On my search for a graduate program I tried two courses in the Master's In Communication Management (MCM) program at the college where I was working.  

I was attracted to the program for a few reasons.  It reminded me a little of my undergraduate degree, Human and Organizational Development, because it looked at organizational dynamics around communication.  I was also intrigued at the idea of learning more about how communication worked.

But it was clear almost immediately that the program just wasn't a good fit for me.  I don't want to criticize the program; I know a lot of people who got a lot out of it.  But the program just wasn't a good fit for me.

In my first class most of our work revolved around how corporations communicate bad news internally and externally.  That seems like an appropriate topic for future communication professionals, but it wasn't a very good fit for my style.  My approach was always to be as straight forward as possible, explain the issue clearly, acknowledge the problems and take appropriate responsibility for the actions of the fictional organizations we were supposed to be representing.  My assignments always came back with comments like "You can't say it like that," "You're being too negative," "Try to to put it into a more positive light."  

One of our assignments was to write a memo to the staff about organization-wide layoffs at our fictional organization.  I wanted to say "We know that these changes are devastating for those directly affected, and strike at the morale of our remaining staff..," and I couldn't find any way that felt honest and sincere to put a more positive spin on what was happening.  The feedback on my paper wasn't especially good.

I did learn some interesting things in the class, however.  It was helpful to learn about the basics of developing a communication plan, and how to use communication tools like SWOT.  One of the most interesting parts of class was a case study we did around the communications plan used for the introduction of the artificial heart.  It was fascinating to learn how complex it was to manage all the communications involved, and how communications intersected with issues of medicine and ethics.

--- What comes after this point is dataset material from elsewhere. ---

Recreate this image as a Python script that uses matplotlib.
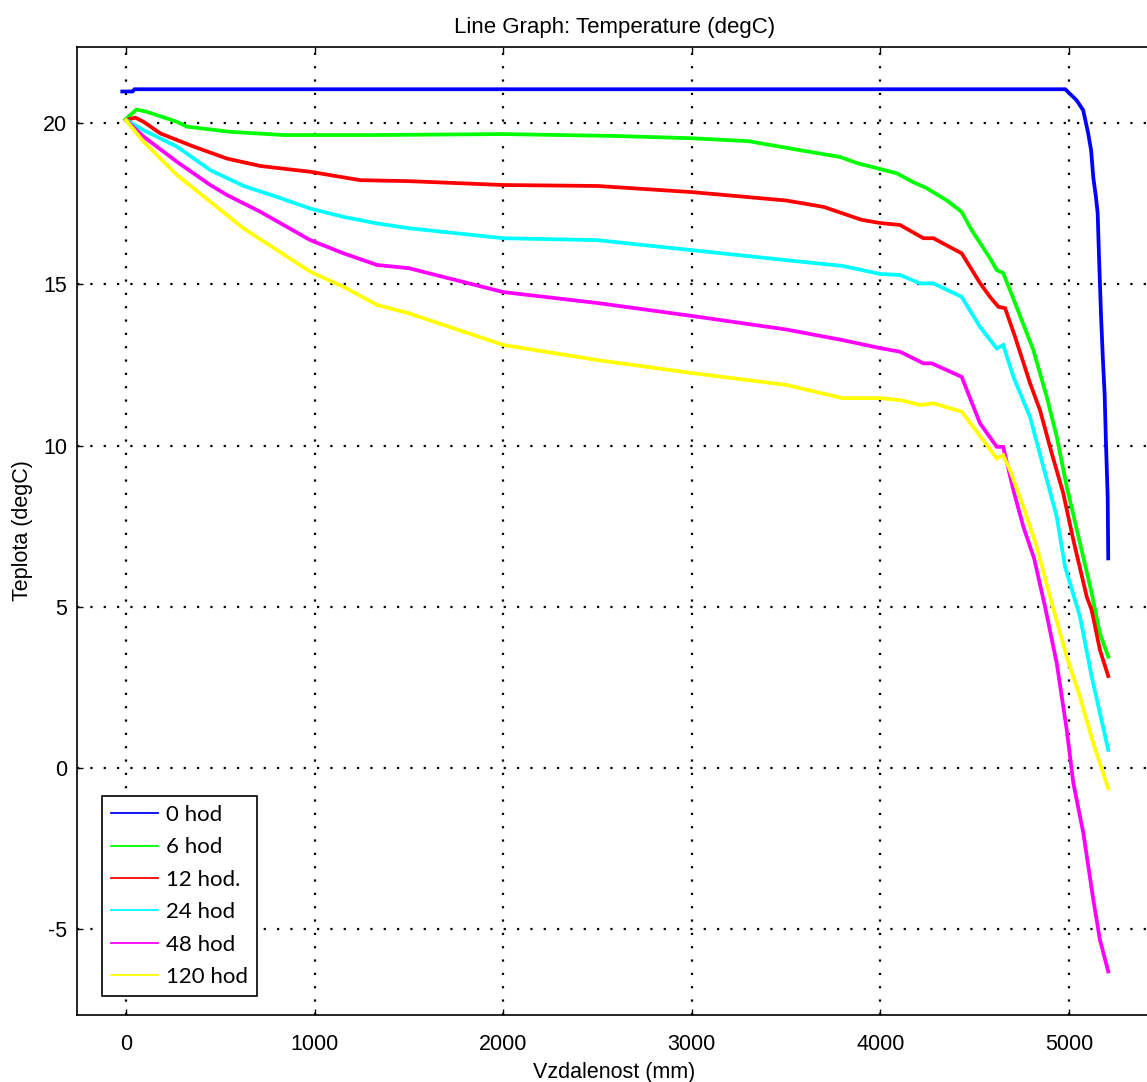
import matplotlib
matplotlib.use("Agg")
import matplotlib.pyplot as plt
from matplotlib.lines import Line2D

plt.rcParams['font.family'] = ['Liberation Sans', 'DejaVu Sans']
plt.rcParams['axes.unicode_minus'] = False  # plain hyphen like the original

# values (distance mm, temperature degC)
x_0h = [-20, 35, 45, 4980, 5040, 5075, 5090, 5101, 5117, 5129, 5143, 5152, 5159,
        5170, 5179, 5189, 5195, 5205, 5208]
t_0h = [20.98, 20.98, 21.05, 21.05, 20.71, 20.4, 20.0, 19.7, 19.16, 18.3, 17.7,
        17.2, 15.85, 14.0, 12.75, 11.57, 10.26, 8.4, 6.5]

x_6h = [-4, 55, 111, 270, 323, 551, 836, 1331, 2000, 2600, 3000, 3300, 3574, 3786,
        3876, 4003, 4088, 4173, 4246, 4279, 4353, 4430, 4484, 4581, 4617, 4651,
        4714, 4811, 4882, 4935, 4988, 5058, 5120, 5164, 5208]
t_6h = [20.11, 20.42, 20.35, 20.04, 19.89, 19.73, 19.63, 19.63, 19.66, 19.6, 19.53,
        19.44, 19.16, 18.95, 18.76, 18.57, 18.44, 18.17, 17.98, 17.86, 17.6, 17.25,
        16.68, 15.81, 15.44, 15.35, 14.42, 12.96, 11.51, 10.27, 8.72, 6.98, 5.43,
        4.17, 3.45]

x_12h = [5, 49, 93, 182, 359, 535, 712, 977, 1242, 1500, 2000, 2500, 3000, 3500,
         3700, 3900, 4000, 4104, 4228, 4281, 4431, 4528, 4581, 4626, 4661, 4714,
         4793, 4846, 4908, 4969, 5023, 5094, 5120, 5164, 5208]
t_12h = [20.1, 20.17, 20.04, 19.68, 19.27, 18.9, 18.67, 18.49, 18.23, 18.2, 18.08,
         18.05, 17.86, 17.6, 17.4, 17.0, 16.9, 16.84, 16.43, 16.43, 15.96, 15.04,
         14.61, 14.3, 14.26, 13.37, 11.94, 11.1, 9.77, 8.53, 7.07, 5.31, 4.9, 3.66,
         2.85]

x_24h = [2, 93, 270, 447, 624, 801, 977, 1154, 1331, 1500, 2000, 2500, 3000, 3500,
         3800, 4000, 4104, 4210, 4281, 4431, 4528, 4617, 4651, 4705, 4793, 4864,
         4935, 4979, 5005, 5058, 5120, 5164, 5208]
t_24h = [20.09, 19.78, 19.27, 18.54, 18.05, 17.71, 17.35, 17.09, 16.89, 16.74,
         16.43, 16.37, 16.06, 15.75, 15.57, 15.32, 15.29, 15.03, 15.03, 14.61, 13.68,
         13.01, 13.12, 12.13, 10.89, 9.34, 7.79, 6.24, 5.73, 4.7, 2.84, 1.7, 0.56]

x_48h = [0, 93, 270, 447, 535, 712, 977, 1154, 1331, 1500, 2000, 2500, 3000, 3500,
         3800, 4000, 4104, 4228, 4272, 4431, 4528, 4617, 4651, 4705, 4758, 4815,
         4873, 4935, 4988, 5023, 5076, 5129, 5164, 5208]
t_48h = [20.09, 19.58, 18.8, 18.08, 17.77, 17.25, 16.37, 15.96, 15.6, 15.5, 14.76,
         14.42, 14.02, 13.6, 13.27, 13.02, 12.91, 12.55, 12.55, 12.13, 10.69, 9.96,
         9.96, 8.62, 7.48, 6.5, 5.0, 3.25, 1.18, -0.47, -2.02, -4.09, -5.33, -6.31]

x_120h = [0, 93, 270, 447, 624, 801, 977, 1154, 1331, 1500, 2000, 2500, 3000, 3500,
          3800, 4000, 4104, 4210, 4281, 4431, 4505, 4617, 4651, 4687, 4758, 4829,
          4903, 4988, 5058, 5129, 5208]
t_120h = [20.09, 19.42, 18.39, 17.56, 16.73, 16.06, 15.39, 14.92, 14.36, 14.1,
          13.12, 12.65, 12.25, 11.88, 11.47, 11.47, 11.41, 11.26, 11.31, 11.05, 10.48,
          9.6, 9.7, 9.24, 8.1, 6.86, 5.23, 3.45, 2.21, 0.76, -0.63]

series = [
    ("0 hod", x_0h, t_0h, "#0000ff"),
    ("6 hod", x_6h, t_6h, "#00ff00"),
    ("12 hod.", x_12h, t_12h, "#ff0000"),
    ("24 hod", x_24h, t_24h, "#00ffff"),
    ("48 hod", x_48h, t_48h, "#ff00ff"),
    ("120 hod", x_120h, t_120h, "#ffff00"),
]

xticks = [0, 1000, 2000, 3000, 4000, 5000]
yticks = [-5, 0, 5, 10, 15, 20]

W, H = 1147, 1082
fig = plt.figure(figsize=(W / 100, H / 100), dpi=100)
# axes runs off the right edge like in the original screenshot
ax = fig.add_axes([77 / W, (H - 1015) / H, 1075 / W, 968 / H])

for name, xs, ts, col in series:
    ax.plot(xs, ts, color=col, lw=2.7, solid_joinstyle="miter")

ax.set_xlim(-260, 5440)
ax.set_ylim(-7.66, 22.36)
ax.set_xticks(xticks)
ax.set_yticks(yticks)
ax.grid(True, color="black", linestyle=(0, (1, 5)), linewidth=1.6)
ax.tick_params(direction="in", length=4, width=1, labelsize=15.5, top=True,
               right=False, pad=14)
ax.tick_params(axis="y", pad=7)
for s in ax.spines.values():
    s.set_linewidth(1.2)
ax.spines["right"].set_visible(False)

ax.set_title("Line Graph: Temperature (degC)", fontsize=16, pad=10)
ax.set_xlabel("Vzdalenost (mm)", fontsize=15.5, labelpad=5)
ax.set_ylabel("Teplota (degC)", fontsize=15.5, labelpad=7)

# legend with thin sample lines
handles = [Line2D([], [], color=c, lw=1.3) for _, _, _, c in series]
labels = [n for n, _, _, _ in series]
leg = ax.legend(handles, labels, loc="lower left", bbox_to_anchor=(25 / 1075, 19 / 968),
                borderaxespad=0, prop={"family": "Lato", "size": 16}, frameon=True,
                fancybox=False, framealpha=1, edgecolor="black", handlelength=2.1,
                handletextpad=0.4, labelspacing=0.56, borderpad=0.4)
leg.get_frame().set_linewidth(1.2)

fig.savefig("out.png", dpi=100)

Although I wasn't very satisfied with my first MCM class, I still thought I might be interested in the program and decided to take a second course.  I really expected to enjoy the second course, which was about corporate community outreach programs.  These are efforts by companies/organizations to support community efforts.  This can involve anything from sponsoring local events to encouraging employee volunteering to close partnerships with nonprofit organizations.  I had always been interested in these programs, and had thought I might be interested in coordinating that kind of work.

I didn't enjoy the class, but I did learn a lot.  I learned that I would probably not enjoy that kind of work, at all!  The course focused on how community outreach efforts were always part of a company's bottom line, and were always considered from how they contributed to the organizational profits.  We looked at some cased where corporations were doing really interesting work, but we also looked at lots of cases where the work was shallow, insincere or completely self-serving.

I learned a lot from both of my MCM courses, and I'm glad I took them.  But what I learned was that I probably wouldn't be good at communications management.  In some ways communication professionals are like lawyers.  Their job is to present their clients/employers in the best possible light.  That effort requires compromises that I'm just not comfortable making.

*Note about Assignments* While I do have some assignments from my MCM classes, I don't think I'll post them.  I don't think they're representative of my best work, nor do they paint an especially meaningful picture of the program.